Jumping Joe SGU - 141

Jumping Joe SGU - 141

Joe is a frog who likes to jump a lot. In fact, that's all he does: he jumps forwards and backwards on the integer axis (a straight line on which all the integer numbers, both positive and negative are marked). At first, Joe sits next to the point marked with 0. From here, he can jump in the positive or the negative direction a distance equal to either x₁ or x₂. From the point where he arrived, he can jump again a distance equal to x₁ or x₂, in the positive or the negative direction and so on.. Joe wants to arrive next to the point marked with the number P, after exactly K jumps. You have to decide whether such a thing is possible.

Input

The input will contain four integers: x₁, x₂ (0 < x₁ , x₂ < 40 000), P (-40 000 < P  < 40 000) and K (0 <= K < 2 000 000 000), separated by blanks.

Output

The first line of output will contain the word "YES", in case Joe can reach the point marked with P after exactly K jumps, or "NO", otherwise. In case the answer is "YES", the next line should contain four integers, separated by blanks: P₁ , N₁ , P₂ and N₂. P₁ is the number of times Joe jumped in the positive direction a distance equal to x₁. N₁ is the number of times Joe jumped in the negative direction a distance equal to x₁. P₂ is the number of times Joe jumped in the positive direction a distance equal to x₂. N₂ is the number of times Joe jumped in the negative direction a distance equal to x₂. In other words, you should find four non-negative integers, so that:

P₁*x₁ - N₁*x₁ + P₂*x₂ - N₂*x₂ = P
P₁ + N₁ + P₂ + N₂ = K

In case there are more quadruples (P₁,N₁,P₂,N₂) which are solutions for the problem, you may print any of them.

Sample Input

2 3 -1 12

Sample Output

YES

1 0 5 6

     题意：  给定 x1,x2,p,k 让你求满足 (p1-n1)*x1+(p2-n2)*x2=p&& p1+n1+p2+n2=k 的 任意一组解

      思路：    考虑第一个式子  （p1-n1)*x1+(p2-n2)*x2=p ，可以用 扩欧求出 （p1-n1)   (p2-n2)  的通解，

      并且可以得出  满足方程的 最小  T= abs(p1-n1)  +abs(p2-a2)

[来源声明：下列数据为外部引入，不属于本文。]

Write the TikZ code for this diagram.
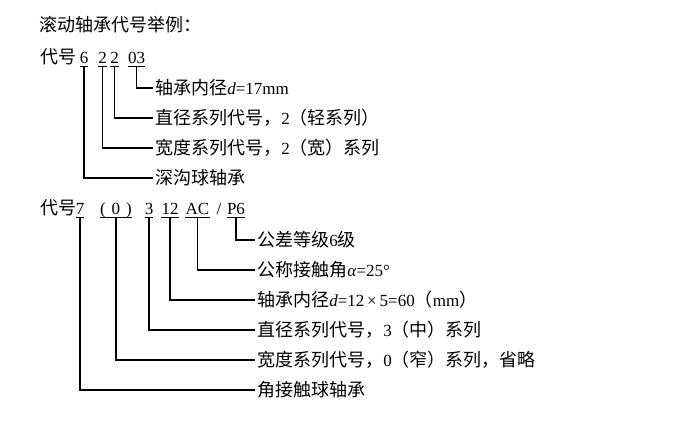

      对于<k的情况考虑剩下的 last =(k-T) 的奇偶性，显然对于偶数情况可以直接凑出一组解，

      那么对于奇数情况， 此时就需要考虑如何变为偶数情况了，考虑扩欧的通解形式，只有当

      abs(x2/d-x1/d)  为 奇数的时候才可以，显然偶数不行，

      对于奇数的情况需要找到 较小的一种情况， 继续考虑是否大于 k  ,然后求解。

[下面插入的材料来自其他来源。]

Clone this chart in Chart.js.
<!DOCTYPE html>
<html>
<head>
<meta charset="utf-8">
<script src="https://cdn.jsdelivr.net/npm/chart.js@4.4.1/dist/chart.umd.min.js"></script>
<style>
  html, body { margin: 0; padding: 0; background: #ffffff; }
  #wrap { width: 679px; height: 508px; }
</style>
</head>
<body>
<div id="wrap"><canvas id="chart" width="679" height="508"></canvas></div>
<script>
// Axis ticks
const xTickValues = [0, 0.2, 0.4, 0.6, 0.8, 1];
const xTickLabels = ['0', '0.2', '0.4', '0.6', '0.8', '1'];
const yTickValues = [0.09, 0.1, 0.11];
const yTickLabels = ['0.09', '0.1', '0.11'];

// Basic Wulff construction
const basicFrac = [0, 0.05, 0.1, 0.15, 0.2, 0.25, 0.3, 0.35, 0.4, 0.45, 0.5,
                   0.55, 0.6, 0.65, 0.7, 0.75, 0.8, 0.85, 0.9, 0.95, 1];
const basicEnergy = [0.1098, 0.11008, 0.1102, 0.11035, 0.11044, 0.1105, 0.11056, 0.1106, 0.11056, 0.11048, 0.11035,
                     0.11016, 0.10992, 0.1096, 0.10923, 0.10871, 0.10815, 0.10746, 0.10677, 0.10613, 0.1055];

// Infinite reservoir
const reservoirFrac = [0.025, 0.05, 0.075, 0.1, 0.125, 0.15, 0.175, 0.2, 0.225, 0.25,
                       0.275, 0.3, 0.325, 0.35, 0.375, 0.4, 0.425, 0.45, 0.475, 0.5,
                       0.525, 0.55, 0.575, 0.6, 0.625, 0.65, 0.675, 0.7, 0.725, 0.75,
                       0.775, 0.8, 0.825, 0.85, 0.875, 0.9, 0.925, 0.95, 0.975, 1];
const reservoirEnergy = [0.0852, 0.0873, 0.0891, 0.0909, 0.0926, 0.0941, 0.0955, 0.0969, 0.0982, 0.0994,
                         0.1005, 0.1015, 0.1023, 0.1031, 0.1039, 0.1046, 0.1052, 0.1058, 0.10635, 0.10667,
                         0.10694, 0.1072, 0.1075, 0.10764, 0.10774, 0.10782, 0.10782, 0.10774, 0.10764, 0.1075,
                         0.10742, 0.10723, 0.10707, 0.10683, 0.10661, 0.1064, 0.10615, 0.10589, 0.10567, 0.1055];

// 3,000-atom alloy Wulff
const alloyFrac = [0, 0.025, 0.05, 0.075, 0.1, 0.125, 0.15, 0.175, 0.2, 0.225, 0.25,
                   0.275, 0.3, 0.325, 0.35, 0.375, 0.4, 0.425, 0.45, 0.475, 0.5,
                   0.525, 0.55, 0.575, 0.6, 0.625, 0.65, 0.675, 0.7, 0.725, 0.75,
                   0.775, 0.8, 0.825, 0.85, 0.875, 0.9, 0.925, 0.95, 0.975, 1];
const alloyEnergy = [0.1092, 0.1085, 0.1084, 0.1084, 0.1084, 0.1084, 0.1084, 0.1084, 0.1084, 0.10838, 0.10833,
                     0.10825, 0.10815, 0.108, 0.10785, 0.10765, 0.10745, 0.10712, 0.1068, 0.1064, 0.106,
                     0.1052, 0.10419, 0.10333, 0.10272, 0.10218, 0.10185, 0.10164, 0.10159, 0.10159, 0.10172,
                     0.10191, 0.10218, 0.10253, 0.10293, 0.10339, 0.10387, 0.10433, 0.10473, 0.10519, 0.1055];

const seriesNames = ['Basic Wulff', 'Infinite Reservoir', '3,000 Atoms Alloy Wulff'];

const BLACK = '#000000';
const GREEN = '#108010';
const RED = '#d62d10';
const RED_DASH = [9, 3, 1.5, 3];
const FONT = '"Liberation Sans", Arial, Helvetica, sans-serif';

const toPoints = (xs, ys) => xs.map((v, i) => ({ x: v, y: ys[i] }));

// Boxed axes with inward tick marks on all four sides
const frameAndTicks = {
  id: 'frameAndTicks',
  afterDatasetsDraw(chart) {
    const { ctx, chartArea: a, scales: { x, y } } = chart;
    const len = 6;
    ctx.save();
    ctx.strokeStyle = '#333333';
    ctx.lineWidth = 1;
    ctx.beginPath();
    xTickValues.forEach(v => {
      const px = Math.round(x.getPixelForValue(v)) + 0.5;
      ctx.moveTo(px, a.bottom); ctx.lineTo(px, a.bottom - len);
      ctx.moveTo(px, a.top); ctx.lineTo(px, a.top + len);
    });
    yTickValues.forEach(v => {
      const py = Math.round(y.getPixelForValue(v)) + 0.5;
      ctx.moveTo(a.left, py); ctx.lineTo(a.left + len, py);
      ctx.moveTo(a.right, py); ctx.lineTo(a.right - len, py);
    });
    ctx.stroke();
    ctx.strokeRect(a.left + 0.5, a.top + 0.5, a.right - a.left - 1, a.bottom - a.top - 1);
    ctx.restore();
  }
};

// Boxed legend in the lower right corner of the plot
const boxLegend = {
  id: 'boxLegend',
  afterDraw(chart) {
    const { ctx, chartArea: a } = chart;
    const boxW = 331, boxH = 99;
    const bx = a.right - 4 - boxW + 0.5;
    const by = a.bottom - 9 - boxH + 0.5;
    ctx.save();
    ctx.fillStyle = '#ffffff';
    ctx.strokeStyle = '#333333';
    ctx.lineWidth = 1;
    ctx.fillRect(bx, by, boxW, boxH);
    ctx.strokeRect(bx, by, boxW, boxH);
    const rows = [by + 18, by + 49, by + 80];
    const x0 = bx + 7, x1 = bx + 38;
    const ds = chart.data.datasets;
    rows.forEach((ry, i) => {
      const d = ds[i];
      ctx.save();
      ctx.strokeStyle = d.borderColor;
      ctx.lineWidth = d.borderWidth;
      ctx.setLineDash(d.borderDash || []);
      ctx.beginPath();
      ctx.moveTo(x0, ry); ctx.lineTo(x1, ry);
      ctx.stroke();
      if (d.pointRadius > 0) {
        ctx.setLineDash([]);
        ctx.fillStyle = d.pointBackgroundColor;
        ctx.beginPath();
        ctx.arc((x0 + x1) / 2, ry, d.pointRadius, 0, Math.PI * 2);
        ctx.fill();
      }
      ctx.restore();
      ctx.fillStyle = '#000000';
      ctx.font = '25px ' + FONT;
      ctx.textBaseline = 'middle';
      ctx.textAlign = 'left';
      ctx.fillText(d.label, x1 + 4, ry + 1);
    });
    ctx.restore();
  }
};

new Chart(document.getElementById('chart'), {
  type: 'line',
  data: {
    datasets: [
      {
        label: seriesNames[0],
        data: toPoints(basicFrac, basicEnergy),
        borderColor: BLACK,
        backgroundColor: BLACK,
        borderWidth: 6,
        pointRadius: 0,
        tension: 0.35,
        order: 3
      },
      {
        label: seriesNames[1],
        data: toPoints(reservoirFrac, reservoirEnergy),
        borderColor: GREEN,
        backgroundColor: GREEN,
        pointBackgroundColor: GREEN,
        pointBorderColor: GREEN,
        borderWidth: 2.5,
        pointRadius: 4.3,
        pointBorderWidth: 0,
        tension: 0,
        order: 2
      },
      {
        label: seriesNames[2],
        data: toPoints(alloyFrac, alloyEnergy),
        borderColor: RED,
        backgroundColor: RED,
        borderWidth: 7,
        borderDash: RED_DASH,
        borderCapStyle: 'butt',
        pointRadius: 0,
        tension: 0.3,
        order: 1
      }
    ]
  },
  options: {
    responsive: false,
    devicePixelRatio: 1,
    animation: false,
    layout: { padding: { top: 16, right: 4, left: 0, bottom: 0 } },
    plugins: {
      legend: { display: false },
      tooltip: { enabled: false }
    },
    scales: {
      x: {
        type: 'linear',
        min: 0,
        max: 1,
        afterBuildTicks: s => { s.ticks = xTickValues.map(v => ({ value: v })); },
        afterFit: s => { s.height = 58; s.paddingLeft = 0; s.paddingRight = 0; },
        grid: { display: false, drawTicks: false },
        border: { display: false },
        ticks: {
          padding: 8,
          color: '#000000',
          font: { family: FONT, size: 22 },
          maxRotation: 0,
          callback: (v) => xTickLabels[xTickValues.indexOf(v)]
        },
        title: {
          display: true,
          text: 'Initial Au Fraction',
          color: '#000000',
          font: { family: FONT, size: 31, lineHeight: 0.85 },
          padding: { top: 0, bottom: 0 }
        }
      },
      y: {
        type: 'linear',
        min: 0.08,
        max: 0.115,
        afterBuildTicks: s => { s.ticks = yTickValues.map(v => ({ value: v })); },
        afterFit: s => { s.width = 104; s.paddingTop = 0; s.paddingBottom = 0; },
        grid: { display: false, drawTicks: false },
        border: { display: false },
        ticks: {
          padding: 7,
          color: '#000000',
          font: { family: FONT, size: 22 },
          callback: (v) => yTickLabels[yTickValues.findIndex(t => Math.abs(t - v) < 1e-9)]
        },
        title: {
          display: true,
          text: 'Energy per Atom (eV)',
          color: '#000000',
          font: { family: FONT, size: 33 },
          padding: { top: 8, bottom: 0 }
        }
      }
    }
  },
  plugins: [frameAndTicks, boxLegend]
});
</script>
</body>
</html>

#pragma comment(linker, "/STACK:1024000000,1024000000")
//#include <bits/stdc++.h>
#include<string>
#include<cstdio>
#include<cstring>
#include<cmath>
#include<iostream>
#include<queue>
#include<stack>
#include<vector>
#include<set>
#include<algorithm>
#define maxn 10010
#define INF 0x3f3f3f3f
#define eps 1e-8
#define MOD 1000000007
#define ll long long
using namespace std;


ll ex_gcd(ll a,ll b,ll &x,ll &y)
{
    if(!b)
    {
        x=1;
        y=0;
        return a;
    }
    ll d=ex_gcd(b,a%b,y,x);
    y-=a/b*x;
    return d;
}
int  main()
{
    ll x1,x2,p,k;
    scanf("%lld%lld%lld%lld",&x1,&x2,&p,&k);
    {
        ll x,y,d;
        d=ex_gcd(x1,x2,x,y);
        if(p%d)
        {
            puts("NO");
            return 0;
        }
        x*=p/d;
        y*=p/d;
        ll g1=x2/d;
        ll g2=x1/d;
        while(abs(x+g1)+abs(y-g2)<abs(x)+abs(y))  x+=g1,y-=g2;
        while(abs(x-g1)+abs(y+g2)<abs(x)+abs(y))  x-=g1,y+=g2;
        if(abs(x)+abs(y)>k)
        {
              puts("NO");
              return 0;
        }
        ll last=k-abs(x)-abs(y);
        ll p1,p2,n1,n2;
        p1=p2=n1=n2=0;
        if(last%2==0)
        {
            if(x<0)  p1=0,n1=-x;
            else  n1=0,p1=x;
            if(y<0)  p2=0,n2=-y;
            else  n2=0,p2=y;
            p1+=last/2;
            n1+=last/2;
        }
        else
        {
            if(abs(g1-g2)%2==0)
            {
                puts("NO");
                return 0;
            }
            if(abs(x+g1)+abs(y-g2)<abs(x-g1)+abs(y+g2))  x+=g1,y-=g2;
            else x-=g1,y+=g2;
            if(abs(x)+abs(y)>k)
            {
                puts("NO");
                return 0;
            }
            ll last=k-abs(x)-abs(y);
            if(x<0) p1=0, n1=-x;
            else p1=x,n1=0;
            if(y<0) p2=0, n2=-y;
            else p2=y,n2=0;
            p1+=last/2;
            n1+=last/2;
        }
        printf("YES\n%lld %lld %lld %lld\n",p1,n1,p2,n2);
    }
    return 0;
}